I am trying to show counter examples to the Open Mapping Theorem. In this particular case, I am trying to show that both spaces need to be Banach.
First the OMT:
Let $X, Y$ be Banach spaces. Let $T : X \rightarrow Y$ be a surjective
bounded linear operator. $T$ is an open mapping.
Now, for the counterexample, let $X = l^1$ equipped with $||\cdot||_1$. Let $Y = l^1$ equipped with $||\cdot||_\infty$. Claim: Y is not complete. Let $T: X \rightarrow Y$ be the identity operator defined by $Tx = x$. Clearly T is bijection and is bounded (thus continuous). Claim: T is not an open mapping.
Basically, the main question is that $X$ is Banach, $Y$ is not and I want to show that the operator is not an open mapping.

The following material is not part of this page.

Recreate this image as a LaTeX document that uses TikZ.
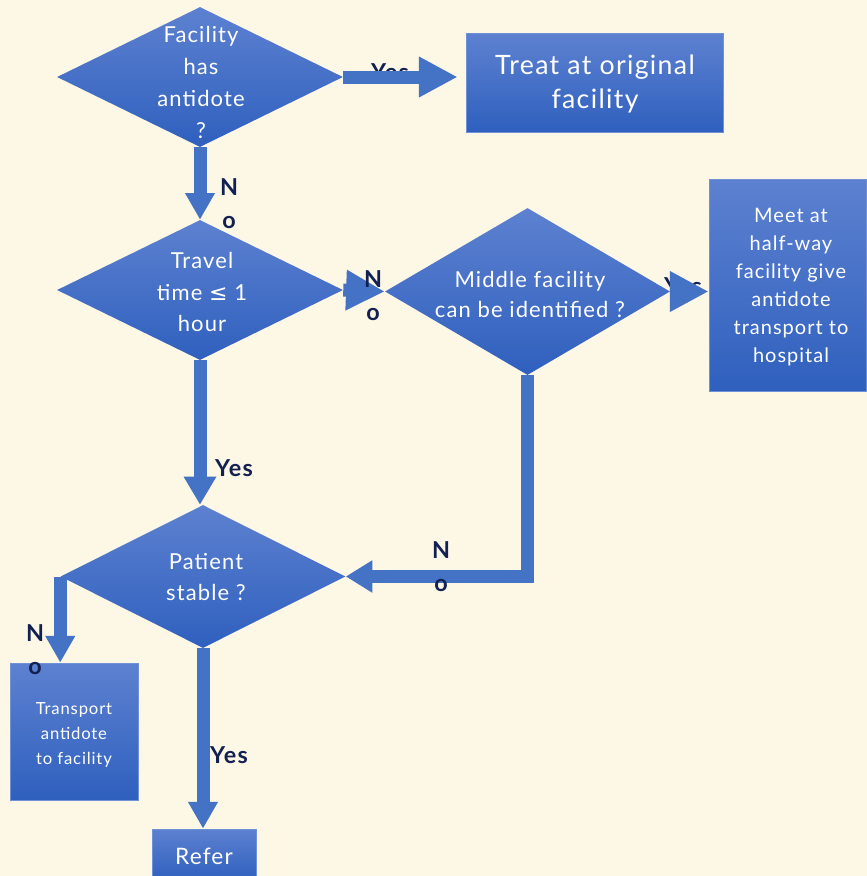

I am also having a hard time proving that $Y$ is not complete (I know its not, I just cant prove it).
Best Answer
For a counterexample with incomplete $X$ you can use e.g. a Hamel basis of $\ell^1$ to produce a discontinuous linear functional $f:\ell^1\to\mathbb R$. Then define a norm on $X=\ell^1$ by $\|x\|_f=\|x\|_1+|f(x)|$. The identity $(\ell^1,\|\cdot\|_f)\to (\ell^1,\|\cdot\|_1)$ is continuous and surjective but not open since otherwise $f$ would be continuous with respect to $\|\cdot\|_1$.